К. Маркс попытался придать рассмотрению проблемы более конкретный социальный смысл, связать преодоление отчужденных общественных форм с ликвидацией классовых антагонизмов, эксплуатации человека человеком.
В своем подходе к проблеме Маркс, в отличие от Гегеля, сделал акцент на предметной самореализации человека, а не только его сознания: именно человек в целом своим утверждением в предметном же мире создает и ситуацию отчуждения, и ситуацию освоения. Точнее, Маркс говорил о распредмечивании – опредмечивании социальных качеств и человеческих сил, в ходе которого опредмеченные силы могут отчуждаться от человека, превращаться в средства, враждебные своему создателю.
Маркс детализирует представление об отчуждении как процессе: он описывает отчуждение результатов деятельности, собственно процесса деятельности и самого человеческого индивида, т.е. самоотчуждение. Отчуждение определяется тогда как утрата человеком контроля над результатом своей деятельности, над процессом собственной деятельности над самим собой, и в этом смысле – утрата человеком самого себя.
Ведущей у Маркса является идея процесса отчуждения.

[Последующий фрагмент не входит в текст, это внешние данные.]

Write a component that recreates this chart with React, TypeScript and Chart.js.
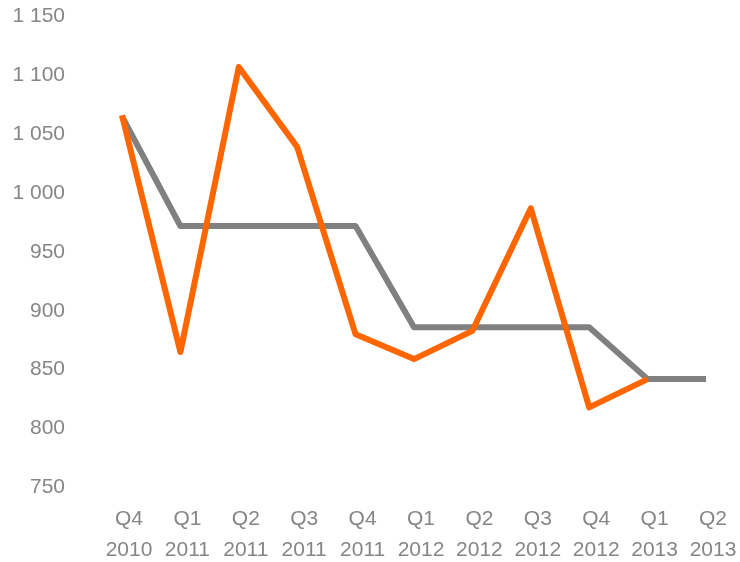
import React, { useEffect, useRef } from "react";
import { Chart, registerables } from "chart.js";

Chart.register(...registerables);

const categories: string[][] = [
  ["Q4", "2010"],
  ["Q1", "2011"],
  ["Q2", "2011"],
  ["Q3", "2011"],
  ["Q4", "2011"],
  ["Q1", "2012"],
  ["Q2", "2012"],
  ["Q3", "2012"],
  ["Q4", "2012"],
  ["Q1", "2013"],
  ["Q2", "2013"],
];

const orangeSeries: (number | null)[] = [1066, 865, 1107, 1039, 880, 859, 883, 987, 818, 842, null];
const graySeries: number[] = [1065, 972, 972, 972, 972, 886, 886, 886, 886, 842, 842];

const yMin = 750;
const yMax = 1150;
const yStep = 50;

const formatThousands = (v: number) => {
  const s = Math.round(v).toString();
  return s.replace(/\B(?=(\d{3})+(?!\d))/g, " ");
};

export default function App() {
  const canvasRef = useRef<HTMLCanvasElement | null>(null);

  useEffect(() => {
    document.body.style.margin = "0";
    const canvas = canvasRef.current;
    if (!canvas) return;
    const textColor = "#868686";
    const chart = new Chart(canvas, {
      type: "line",
      data: {
        labels: categories,
        datasets: [
          {
            label: "Series 1",
            data: orangeSeries,
            borderColor: "#FF6600",
            backgroundColor: "#FF6600",
            borderWidth: 6,
            borderJoinStyle: "round",
            pointRadius: 0,
            tension: 0,
            spanGaps: false,
          },
          {
            label: "Series 2",
            data: graySeries,
            borderColor: "#808080",
            backgroundColor: "#808080",
            borderWidth: 6,
            borderJoinStyle: "round",
            pointRadius: 0,
            tension: 0,
          },
        ],
      },
      options: {
        animation: false,
        responsive: false,
        maintainAspectRatio: false,
        layout: { padding: { top: 16.3, right: 34, bottom: 0, left: 0 } },
        plugins: {
          legend: { display: false },
          tooltip: { enabled: false },
        },
        scales: {
          x: {
            type: "category",
            offset: false,
            grid: { display: false, drawTicks: false },
            border: { display: false },
            ticks: {
              color: textColor,
              font: { family: "Liberation Sans", size: 21, lineHeight: 1.48 },
              padding: 16,
              maxRotation: 0,
              autoSkip: false,
              labelOffset: 7,
            },
            afterFit: (scale: any) => {
              scale.height = 74.5;
              scale.paddingLeft = 0;
              scale.paddingRight = 0;
            },
          },
          y: {
            min: yMin,
            max: yMax,
            grid: { display: false, drawTicks: false },
            border: { display: false },
            ticks: {
              stepSize: yStep,
              color: textColor,
              font: { family: "Liberation Sans", size: 21 },
              padding: 57,
              callback: (v: any) => formatThousands(Number(v)),
            },
            afterFit: (scale: any) => {
              scale.width = 122;
              scale.paddingTop = 0;
              scale.paddingBottom = 0;
            },
          },
        },
      },
    });
    return () => chart.destroy();
  }, []);

  return (
    <div style={{ position: "absolute", left: 0, top: 0, width: 740, height: 562, background: "#fff" }}>
      <canvas ref={canvasRef} width={740} height={562} style={{ width: 740, height: 562, display: "block" }} />
    </div>
  );
}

Однако в силу пристрастий самого Маркса, связанных с экономическим анализом капитализма и классовым подходом в исследовании общественных отношений, в силу вульгаризаций, допущенных его многочисленными и не искушенными в методологических тонкостях эпигонами, акценты впоследствии смещаются и центральной становится идея собственности, к тому же зачастую редуцируемая к теме владения – невладения вещественными средствами производства.